*THE REQUEST*.
Word for word, copy all the data and drop the pictures.

*DATA SEGMENT*.
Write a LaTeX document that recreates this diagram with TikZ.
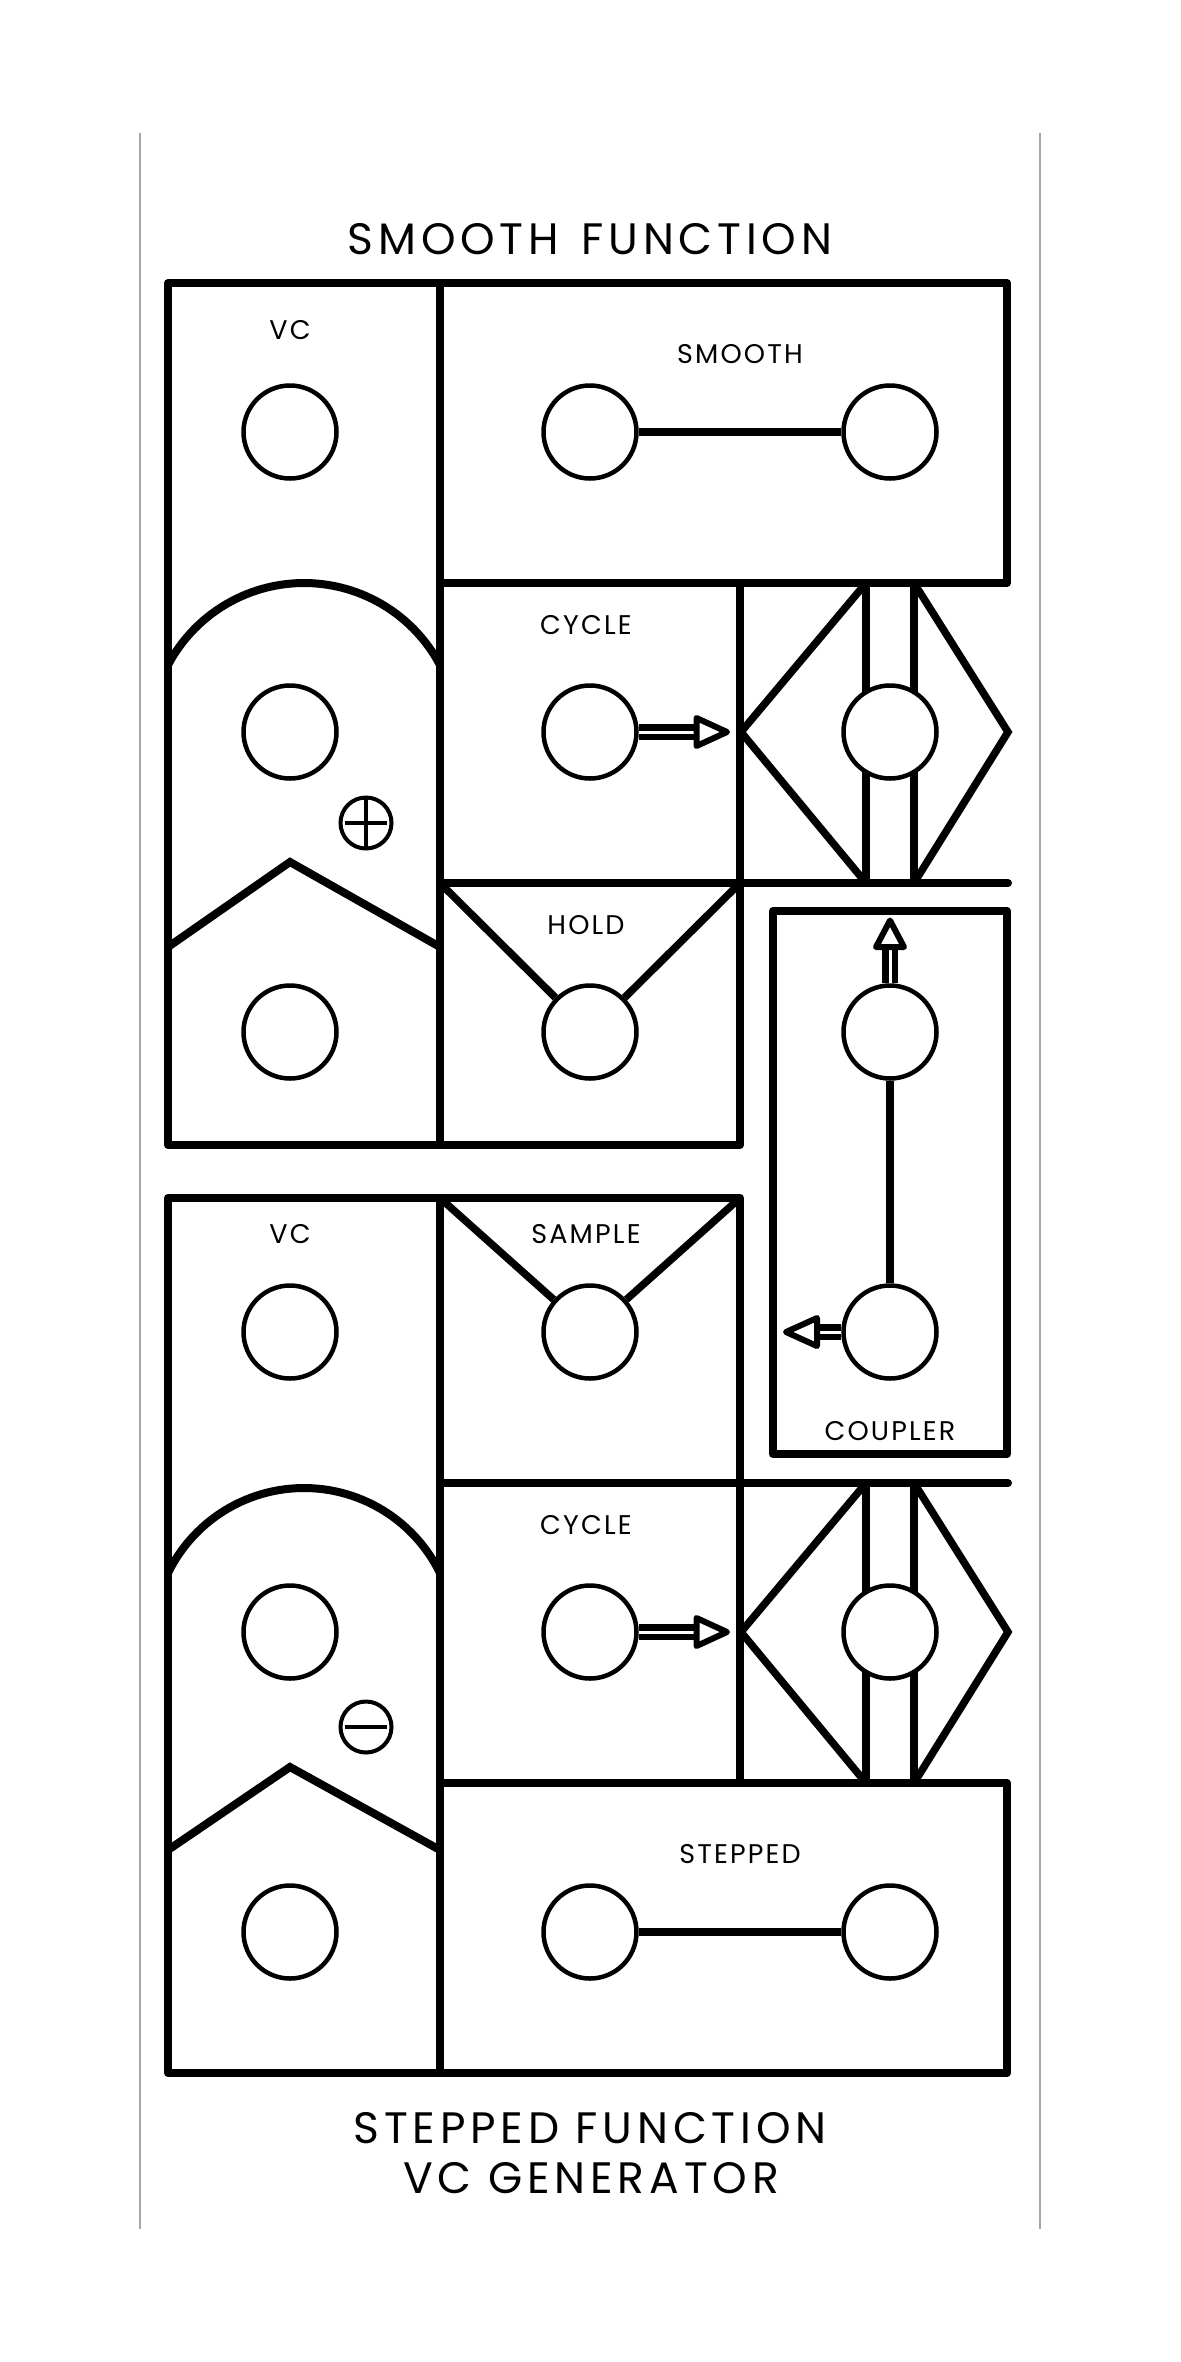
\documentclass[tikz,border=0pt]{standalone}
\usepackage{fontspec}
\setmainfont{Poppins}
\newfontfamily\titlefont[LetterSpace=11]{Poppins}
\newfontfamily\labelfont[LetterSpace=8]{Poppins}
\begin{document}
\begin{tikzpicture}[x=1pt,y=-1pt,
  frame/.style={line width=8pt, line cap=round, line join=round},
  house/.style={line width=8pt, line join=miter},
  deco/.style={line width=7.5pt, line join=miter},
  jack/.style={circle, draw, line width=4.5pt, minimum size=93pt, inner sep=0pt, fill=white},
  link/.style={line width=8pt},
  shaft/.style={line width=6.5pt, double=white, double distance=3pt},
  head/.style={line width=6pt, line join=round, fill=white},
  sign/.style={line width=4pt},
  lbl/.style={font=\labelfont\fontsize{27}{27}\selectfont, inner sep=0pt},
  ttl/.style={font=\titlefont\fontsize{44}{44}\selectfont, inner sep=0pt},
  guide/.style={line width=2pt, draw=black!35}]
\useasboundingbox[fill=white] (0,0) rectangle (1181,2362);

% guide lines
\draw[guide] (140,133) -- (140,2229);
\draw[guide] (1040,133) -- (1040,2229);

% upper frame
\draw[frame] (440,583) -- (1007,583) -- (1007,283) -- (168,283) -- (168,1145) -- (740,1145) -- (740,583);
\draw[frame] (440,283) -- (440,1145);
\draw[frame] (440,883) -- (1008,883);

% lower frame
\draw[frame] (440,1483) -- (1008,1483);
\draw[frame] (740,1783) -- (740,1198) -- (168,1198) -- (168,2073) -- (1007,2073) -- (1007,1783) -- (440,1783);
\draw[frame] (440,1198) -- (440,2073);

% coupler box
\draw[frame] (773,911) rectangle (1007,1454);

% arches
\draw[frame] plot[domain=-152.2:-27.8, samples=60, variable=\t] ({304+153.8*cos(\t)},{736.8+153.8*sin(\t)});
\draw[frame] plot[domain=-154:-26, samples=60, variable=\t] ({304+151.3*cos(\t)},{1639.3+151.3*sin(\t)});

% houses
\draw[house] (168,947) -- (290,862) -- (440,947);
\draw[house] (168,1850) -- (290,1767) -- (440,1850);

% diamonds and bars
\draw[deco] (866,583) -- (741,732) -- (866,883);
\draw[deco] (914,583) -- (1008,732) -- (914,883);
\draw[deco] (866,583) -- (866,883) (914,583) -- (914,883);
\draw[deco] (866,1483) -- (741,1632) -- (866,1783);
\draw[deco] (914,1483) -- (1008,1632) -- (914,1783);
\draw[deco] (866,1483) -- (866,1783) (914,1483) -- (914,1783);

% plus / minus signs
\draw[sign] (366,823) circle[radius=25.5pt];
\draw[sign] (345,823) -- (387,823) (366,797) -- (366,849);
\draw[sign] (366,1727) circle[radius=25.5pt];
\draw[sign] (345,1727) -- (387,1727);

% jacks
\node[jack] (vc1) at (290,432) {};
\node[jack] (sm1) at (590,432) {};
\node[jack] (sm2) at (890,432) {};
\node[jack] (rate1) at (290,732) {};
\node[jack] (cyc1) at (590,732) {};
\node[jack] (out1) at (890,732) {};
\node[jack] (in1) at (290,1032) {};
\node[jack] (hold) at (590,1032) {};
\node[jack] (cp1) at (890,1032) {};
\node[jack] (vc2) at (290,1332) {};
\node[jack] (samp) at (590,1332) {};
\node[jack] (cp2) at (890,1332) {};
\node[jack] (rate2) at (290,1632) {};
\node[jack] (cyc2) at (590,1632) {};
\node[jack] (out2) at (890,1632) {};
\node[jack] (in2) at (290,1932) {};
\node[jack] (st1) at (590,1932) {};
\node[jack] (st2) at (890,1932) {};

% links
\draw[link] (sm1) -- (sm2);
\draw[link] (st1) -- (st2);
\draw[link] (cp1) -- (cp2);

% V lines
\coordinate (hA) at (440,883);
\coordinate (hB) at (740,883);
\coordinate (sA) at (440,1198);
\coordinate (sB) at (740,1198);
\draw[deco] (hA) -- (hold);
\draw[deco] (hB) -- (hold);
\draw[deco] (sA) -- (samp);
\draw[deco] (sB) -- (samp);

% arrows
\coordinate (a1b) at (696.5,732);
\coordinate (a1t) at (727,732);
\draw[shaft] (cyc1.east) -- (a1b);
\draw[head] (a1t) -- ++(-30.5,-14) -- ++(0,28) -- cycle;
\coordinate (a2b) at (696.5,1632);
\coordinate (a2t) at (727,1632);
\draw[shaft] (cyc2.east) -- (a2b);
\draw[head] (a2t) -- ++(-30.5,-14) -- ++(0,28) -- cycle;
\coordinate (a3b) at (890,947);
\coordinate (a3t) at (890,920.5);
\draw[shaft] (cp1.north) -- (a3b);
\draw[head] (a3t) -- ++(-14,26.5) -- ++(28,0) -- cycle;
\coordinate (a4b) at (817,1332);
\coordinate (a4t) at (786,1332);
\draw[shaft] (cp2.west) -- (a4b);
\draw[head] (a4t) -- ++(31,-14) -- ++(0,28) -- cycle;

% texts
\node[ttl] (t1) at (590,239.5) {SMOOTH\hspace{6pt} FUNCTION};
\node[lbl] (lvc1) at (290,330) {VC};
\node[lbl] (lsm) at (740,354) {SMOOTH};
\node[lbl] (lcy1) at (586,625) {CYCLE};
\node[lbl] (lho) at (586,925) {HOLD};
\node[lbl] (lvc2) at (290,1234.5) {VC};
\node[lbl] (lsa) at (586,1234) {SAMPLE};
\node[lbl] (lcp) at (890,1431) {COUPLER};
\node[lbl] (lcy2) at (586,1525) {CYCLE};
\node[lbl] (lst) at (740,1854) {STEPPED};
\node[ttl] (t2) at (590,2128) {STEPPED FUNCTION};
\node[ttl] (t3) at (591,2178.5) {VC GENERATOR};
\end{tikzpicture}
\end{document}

*SOLUTION FOR THIS TASK*.
Write a LaTeX document that recreates this diagram with TikZ.
\documentclass[tikz,border=0pt]{standalone}
\usepackage{fontspec}
\setmainfont{Poppins}
\newfontfamily\titlefont[LetterSpace=11]{Poppins}
\newfontfamily\labelfont[LetterSpace=8]{Poppins}
\begin{document}
\begin{tikzpicture}[x=1pt,y=-1pt,
  frame/.style={line width=8pt, line cap=round, line join=round},
  house/.style={line width=8pt, line join=miter},
  deco/.style={line width=7.5pt, line join=miter},
  jack/.style={circle, draw, line width=4.5pt, minimum size=93pt, inner sep=0pt, fill=white},
  link/.style={line width=8pt},
  shaft/.style={line width=6.5pt, double=white, double distance=3pt},
  head/.style={line width=6pt, line join=round, fill=white},
  sign/.style={line width=4pt},
  lbl/.style={font=\labelfont\fontsize{27}{27}\selectfont, inner sep=0pt},
  ttl/.style={font=\titlefont\fontsize{44}{44}\selectfont, inner sep=0pt},
  guide/.style={line width=2pt, draw=black!35}]
\useasboundingbox[fill=white] (0,0) rectangle (1181,2362);

% guide lines
\draw[guide] (140,133) -- (140,2229);
\draw[guide] (1040,133) -- (1040,2229);

% upper frame
\draw[frame] (440,583) -- (1007,583) -- (1007,283) -- (168,283) -- (168,1145) -- (740,1145) -- (740,583);
\draw[frame] (440,283) -- (440,1145);
\draw[frame] (440,883) -- (1008,883);

% lower frame
\draw[frame] (440,1483) -- (1008,1483);
\draw[frame] (740,1783) -- (740,1198) -- (168,1198) -- (168,2073) -- (1007,2073) -- (1007,1783) -- (440,1783);
\draw[frame] (440,1198) -- (440,2073);

% coupler box
\draw[frame] (773,911) rectangle (1007,1454);

% arches
\draw[frame] plot[domain=-152.2:-27.8, samples=60, variable=\t] ({304+153.8*cos(\t)},{736.8+153.8*sin(\t)});
\draw[frame] plot[domain=-154:-26, samples=60, variable=\t] ({304+151.3*cos(\t)},{1639.3+151.3*sin(\t)});

% houses
\draw[house] (168,947) -- (290,862) -- (440,947);
\draw[house] (168,1850) -- (290,1767) -- (440,1850);

% diamonds and bars
\draw[deco] (866,583) -- (741,732) -- (866,883);
\draw[deco] (914,583) -- (1008,732) -- (914,883);
\draw[deco] (866,583) -- (866,883) (914,583) -- (914,883);
\draw[deco] (866,1483) -- (741,1632) -- (866,1783);
\draw[deco] (914,1483) -- (1008,1632) -- (914,1783);
\draw[deco] (866,1483) -- (866,1783) (914,1483) -- (914,1783);

% plus / minus signs
\draw[sign] (366,823) circle[radius=25.5pt];
\draw[sign] (345,823) -- (387,823) (366,797) -- (366,849);
\draw[sign] (366,1727) circle[radius=25.5pt];
\draw[sign] (345,1727) -- (387,1727);

% jacks
\node[jack] (vc1) at (290,432) {};
\node[jack] (sm1) at (590,432) {};
\node[jack] (sm2) at (890,432) {};
\node[jack] (rate1) at (290,732) {};
\node[jack] (cyc1) at (590,732) {};
\node[jack] (out1) at (890,732) {};
\node[jack] (in1) at (290,1032) {};
\node[jack] (hold) at (590,1032) {};
\node[jack] (cp1) at (890,1032) {};
\node[jack] (vc2) at (290,1332) {};
\node[jack] (samp) at (590,1332) {};
\node[jack] (cp2) at (890,1332) {};
\node[jack] (rate2) at (290,1632) {};
\node[jack] (cyc2) at (590,1632) {};
\node[jack] (out2) at (890,1632) {};
\node[jack] (in2) at (290,1932) {};
\node[jack] (st1) at (590,1932) {};
\node[jack] (st2) at (890,1932) {};

% links
\draw[link] (sm1) -- (sm2);
\draw[link] (st1) -- (st2);
\draw[link] (cp1) -- (cp2);

% V lines
\coordinate (hA) at (440,883);
\coordinate (hB) at (740,883);
\coordinate (sA) at (440,1198);
\coordinate (sB) at (740,1198);
\draw[deco] (hA) -- (hold);
\draw[deco] (hB) -- (hold);
\draw[deco] (sA) -- (samp);
\draw[deco] (sB) -- (samp);

% arrows
\coordinate (a1b) at (696.5,732);
\coordinate (a1t) at (727,732);
\draw[shaft] (cyc1.east) -- (a1b);
\draw[head] (a1t) -- ++(-30.5,-14) -- ++(0,28) -- cycle;
\coordinate (a2b) at (696.5,1632);
\coordinate (a2t) at (727,1632);
\draw[shaft] (cyc2.east) -- (a2b);
\draw[head] (a2t) -- ++(-30.5,-14) -- ++(0,28) -- cycle;
\coordinate (a3b) at (890,947);
\coordinate (a3t) at (890,920.5);
\draw[shaft] (cp1.north) -- (a3b);
\draw[head] (a3t) -- ++(-14,26.5) -- ++(28,0) -- cycle;
\coordinate (a4b) at (817,1332);
\coordinate (a4t) at (786,1332);
\draw[shaft] (cp2.west) -- (a4b);
\draw[head] (a4t) -- ++(31,-14) -- ++(0,28) -- cycle;

% texts
\node[ttl] (t1) at (590,239.5) {SMOOTH\hspace{6pt} FUNCTION};
\node[lbl] (lvc1) at (290,330) {VC};
\node[lbl] (lsm) at (740,354) {SMOOTH};
\node[lbl] (lcy1) at (586,625) {CYCLE};
\node[lbl] (lho) at (586,925) {HOLD};
\node[lbl] (lvc2) at (290,1234.5) {VC};
\node[lbl] (lsa) at (586,1234) {SAMPLE};
\node[lbl] (lcp) at (890,1431) {COUPLER};
\node[lbl] (lcy2) at (586,1525) {CYCLE};
\node[lbl] (lst) at (740,1854) {STEPPED};
\node[ttl] (t2) at (590,2128) {STEPPED FUNCTION};
\node[ttl] (t3) at (591,2178.5) {VC GENERATOR};
\end{tikzpicture}
\end{document}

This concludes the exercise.